Franciscan Sisters of Perpetual Adoration (FSPA)

Modern Lives. Sacred Traditions.


Vocation scouts: sharing the joy of life as Catholic sisters

Membership News
by Amy Taylor, FSPA



Over the last few months, several FSPA inspired to share the joy of religious life with younger generations have picked up pens to write to women considering vocations. Asking the question invites exploration into a future they may not have considered before having someone personally encourage conversation. With prayers and intention in their hearts to reach out to such discerning women, Sisters Rita Mae Fischer, pictured below; top, and Fran Browning, pictured below; bottom, sat down to compose letters using materials from the Vocation Scout Toolkit (distributed to community members last year). 


The future looms large for women faced with a plethora of decisions. While conversations about boyfriends and marriage are common in most families, encouragement of religious vocation is rare. Often, parental dreams of grandparenthood and fears of separation from their daughter create barriers to discussing vocations.  
Vocation scouts facilitate learning about religious life. This happens through close contact with members of the family—sharing openly about their own family relationships and how they have maintained contact over the years.   
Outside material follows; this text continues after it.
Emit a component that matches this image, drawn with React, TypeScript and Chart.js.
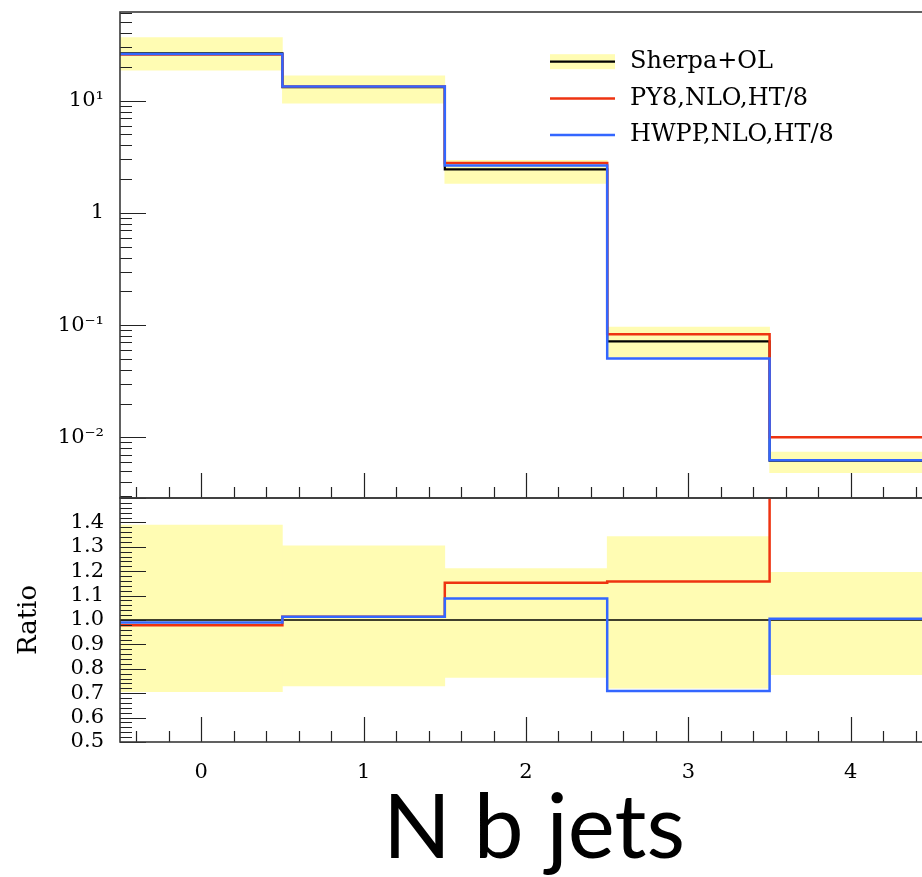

Drawing on the wisdom of their lived experience of community life Sisters (pictured above from left to right: Bernadette Nehl, Margaret Wagner, Marian Massman, Clarone Brill, Gertrude Daugherty) were asked to take on the role of vocation scouts to young students seeking answers for school projects. Creative teachers seeking to encourage their students to think about religious life require them to write to convents, monasteries and diocesan offices. Projects range from simply requesting materials to read for the class to letters asking specific questions about life and ministry as a sister. These vocation scouts answer from their hearts about their own realities, providing insight into what may be mysterious to students. 
One never knows; what started as a school project may blossom into discovering a call to religious life.